The risk factors are not abstract. In the annual filing, NIKE warns that consumer preferences can change quickly; failure to anticipate trends can lead to lower sales, excess inventories, or lower profit margins. The company also discloses reliance on technical innovation and a concentrated base of contract manufacturers. At May 31, 2025, NIKE Brand footwear was produced by 15 contract manufacturers across 97 finished-goods footwear factories, with factories in Vietnam, Indonesia, and China accounting for approximately 51%, 28%, and 17% of total NIKE Brand footwear production, respectively.
| Risk | Official evidence | Financial line affected | What to monitor |
|---|---|---|---|
| Consumer preference shifts | Filing warns that product acceptance cannot be predicted with certainty. | Revenue, inventory, gross margin | Traffic, sell-through, discounts, and product-cycle commentary. |
| Supplier concentration | Four footwear contract manufacturers each exceeded 10% of FY2025 footwear production; together they made about 59%. | Cost of sales, delivery timing | Factory disruption, trade policy, sourcing country mix. |
| Digital execution | The Q3 FY2026 Form 10-Q reported a 9% decline in NIKE Brand Digital sales during the third quarter. | Direct revenue, SG&A leverage | Digital traffic, conversion, app engagement, store traffic. |
| Currency and tariffs | Filings describe foreign-currency exposure and Q4 FY2026 tariff recovery impact. | Gross margin, other income, tax | Currency-neutral growth, sourcing costs, policy changes. |
Why does NIKE matter for valuation?
NIKE matters in valuation because it is a high-recognition global brand with a large revenue base, but the current DCF question is about the speed and quality of normalization.
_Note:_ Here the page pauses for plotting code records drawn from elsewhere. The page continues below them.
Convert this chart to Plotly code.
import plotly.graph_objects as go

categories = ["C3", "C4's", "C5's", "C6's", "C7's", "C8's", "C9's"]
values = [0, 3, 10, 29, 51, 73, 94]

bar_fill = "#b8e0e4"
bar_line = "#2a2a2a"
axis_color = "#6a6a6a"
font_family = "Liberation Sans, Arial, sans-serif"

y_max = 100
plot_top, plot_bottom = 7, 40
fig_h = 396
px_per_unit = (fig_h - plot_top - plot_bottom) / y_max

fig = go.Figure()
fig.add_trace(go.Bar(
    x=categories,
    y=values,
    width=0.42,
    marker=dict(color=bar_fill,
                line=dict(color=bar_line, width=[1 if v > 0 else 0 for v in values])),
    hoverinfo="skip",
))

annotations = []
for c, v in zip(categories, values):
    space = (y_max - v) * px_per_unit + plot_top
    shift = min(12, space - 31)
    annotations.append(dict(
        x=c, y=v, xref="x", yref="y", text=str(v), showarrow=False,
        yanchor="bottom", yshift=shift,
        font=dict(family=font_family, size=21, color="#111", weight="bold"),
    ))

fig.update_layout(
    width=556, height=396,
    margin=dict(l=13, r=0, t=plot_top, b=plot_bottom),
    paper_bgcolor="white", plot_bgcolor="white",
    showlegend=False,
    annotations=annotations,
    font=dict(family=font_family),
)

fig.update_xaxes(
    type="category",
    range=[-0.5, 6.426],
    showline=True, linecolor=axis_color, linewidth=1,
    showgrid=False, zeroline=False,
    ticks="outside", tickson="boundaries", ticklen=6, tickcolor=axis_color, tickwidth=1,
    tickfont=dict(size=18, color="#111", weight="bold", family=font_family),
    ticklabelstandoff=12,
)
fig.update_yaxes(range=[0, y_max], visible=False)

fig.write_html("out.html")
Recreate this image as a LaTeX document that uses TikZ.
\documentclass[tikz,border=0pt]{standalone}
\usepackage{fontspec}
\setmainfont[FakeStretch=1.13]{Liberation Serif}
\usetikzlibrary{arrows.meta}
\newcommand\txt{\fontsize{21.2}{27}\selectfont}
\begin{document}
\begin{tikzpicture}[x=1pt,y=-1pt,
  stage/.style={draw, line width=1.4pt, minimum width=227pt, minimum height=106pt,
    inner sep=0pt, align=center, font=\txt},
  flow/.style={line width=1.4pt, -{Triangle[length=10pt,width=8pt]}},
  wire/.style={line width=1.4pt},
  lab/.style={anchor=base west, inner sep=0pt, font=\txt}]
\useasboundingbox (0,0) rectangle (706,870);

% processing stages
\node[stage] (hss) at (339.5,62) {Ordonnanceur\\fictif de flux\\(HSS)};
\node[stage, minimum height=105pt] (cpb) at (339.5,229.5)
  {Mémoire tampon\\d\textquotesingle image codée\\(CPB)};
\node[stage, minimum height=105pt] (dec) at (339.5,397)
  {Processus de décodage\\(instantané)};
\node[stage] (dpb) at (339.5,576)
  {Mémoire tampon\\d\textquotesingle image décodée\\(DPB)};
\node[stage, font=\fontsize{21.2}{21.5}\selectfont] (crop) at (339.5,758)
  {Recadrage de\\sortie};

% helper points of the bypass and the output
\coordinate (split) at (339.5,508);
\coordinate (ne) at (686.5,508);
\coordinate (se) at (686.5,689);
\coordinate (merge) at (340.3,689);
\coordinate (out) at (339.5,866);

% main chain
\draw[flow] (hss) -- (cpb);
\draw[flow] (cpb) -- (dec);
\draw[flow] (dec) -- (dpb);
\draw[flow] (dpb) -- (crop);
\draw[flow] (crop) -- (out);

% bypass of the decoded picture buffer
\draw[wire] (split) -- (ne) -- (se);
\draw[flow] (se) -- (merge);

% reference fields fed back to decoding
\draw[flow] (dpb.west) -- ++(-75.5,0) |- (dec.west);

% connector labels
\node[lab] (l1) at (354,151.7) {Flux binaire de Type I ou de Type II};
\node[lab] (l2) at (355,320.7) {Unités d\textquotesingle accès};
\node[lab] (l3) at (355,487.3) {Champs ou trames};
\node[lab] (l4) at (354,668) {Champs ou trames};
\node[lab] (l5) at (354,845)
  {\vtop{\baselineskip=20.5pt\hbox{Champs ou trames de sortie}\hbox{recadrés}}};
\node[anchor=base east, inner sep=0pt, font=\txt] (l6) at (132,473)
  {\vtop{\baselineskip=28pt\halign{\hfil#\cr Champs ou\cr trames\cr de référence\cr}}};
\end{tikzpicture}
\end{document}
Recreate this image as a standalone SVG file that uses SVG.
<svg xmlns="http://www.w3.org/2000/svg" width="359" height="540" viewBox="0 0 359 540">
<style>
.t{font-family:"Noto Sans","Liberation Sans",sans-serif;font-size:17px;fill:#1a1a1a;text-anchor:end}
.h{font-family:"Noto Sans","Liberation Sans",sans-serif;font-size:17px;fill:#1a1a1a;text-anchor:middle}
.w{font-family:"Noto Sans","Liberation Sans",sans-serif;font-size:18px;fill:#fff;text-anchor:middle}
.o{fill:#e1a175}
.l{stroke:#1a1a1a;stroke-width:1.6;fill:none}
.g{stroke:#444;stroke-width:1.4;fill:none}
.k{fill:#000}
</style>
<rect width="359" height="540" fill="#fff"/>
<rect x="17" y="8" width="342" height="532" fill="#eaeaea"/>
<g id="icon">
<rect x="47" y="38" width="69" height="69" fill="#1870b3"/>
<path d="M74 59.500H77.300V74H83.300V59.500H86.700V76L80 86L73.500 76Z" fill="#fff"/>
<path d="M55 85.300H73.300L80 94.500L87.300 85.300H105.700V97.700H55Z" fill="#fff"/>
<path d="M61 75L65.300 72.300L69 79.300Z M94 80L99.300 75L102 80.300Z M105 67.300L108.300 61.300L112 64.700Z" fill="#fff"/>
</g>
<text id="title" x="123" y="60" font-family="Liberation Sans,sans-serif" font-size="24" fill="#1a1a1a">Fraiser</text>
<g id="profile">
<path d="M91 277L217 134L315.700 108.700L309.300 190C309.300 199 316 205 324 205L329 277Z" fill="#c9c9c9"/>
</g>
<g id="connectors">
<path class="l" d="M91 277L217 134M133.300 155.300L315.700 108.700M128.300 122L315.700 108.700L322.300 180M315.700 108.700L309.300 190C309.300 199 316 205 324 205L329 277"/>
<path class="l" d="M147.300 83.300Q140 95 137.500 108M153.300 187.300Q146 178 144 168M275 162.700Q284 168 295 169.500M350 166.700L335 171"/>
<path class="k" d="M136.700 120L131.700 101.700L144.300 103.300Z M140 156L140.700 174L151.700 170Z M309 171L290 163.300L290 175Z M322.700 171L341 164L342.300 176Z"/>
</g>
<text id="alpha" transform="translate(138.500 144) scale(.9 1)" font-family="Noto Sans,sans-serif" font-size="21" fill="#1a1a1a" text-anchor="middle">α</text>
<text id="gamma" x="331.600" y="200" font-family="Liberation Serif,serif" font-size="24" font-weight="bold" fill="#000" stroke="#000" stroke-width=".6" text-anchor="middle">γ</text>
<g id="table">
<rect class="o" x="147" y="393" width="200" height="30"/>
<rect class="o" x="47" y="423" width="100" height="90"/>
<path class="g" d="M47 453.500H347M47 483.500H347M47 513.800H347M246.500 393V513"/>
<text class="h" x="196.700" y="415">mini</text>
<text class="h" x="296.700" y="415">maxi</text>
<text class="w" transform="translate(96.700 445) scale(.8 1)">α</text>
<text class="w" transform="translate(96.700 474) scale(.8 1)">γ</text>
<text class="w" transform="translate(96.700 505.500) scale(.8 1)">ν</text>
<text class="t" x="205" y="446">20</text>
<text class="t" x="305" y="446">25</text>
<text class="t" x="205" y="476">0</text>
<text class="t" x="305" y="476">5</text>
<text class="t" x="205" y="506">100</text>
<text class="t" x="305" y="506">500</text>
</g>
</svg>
A simple revenue multiple misses the main issues: wholesale recovery versus Direct weakness, gross margin excluding unusual tariff items, product-cycle strength, Greater China stabilization, Converse repair, and the balance between demand creation and operating leverage.
Which DCF drivers matter most?
What is the key takeaway from NIKE analysis?
NIKE remains one of the most important companies in global sport because it combines product design, athlete credibility, marketing scale, and distribution reach. The strongest part of the story is still the NIKE Brand, especially footwear and North America. The weakest parts of the current story are digital traffic, Converse, Greater China, and the need to prove that margin improvement can continue without unusual tariff-recovery benefits. Ownership adds another layer: Class A influence supports long-term strategy, while Class B institutional holders remain important for governance pressure and compensation oversight.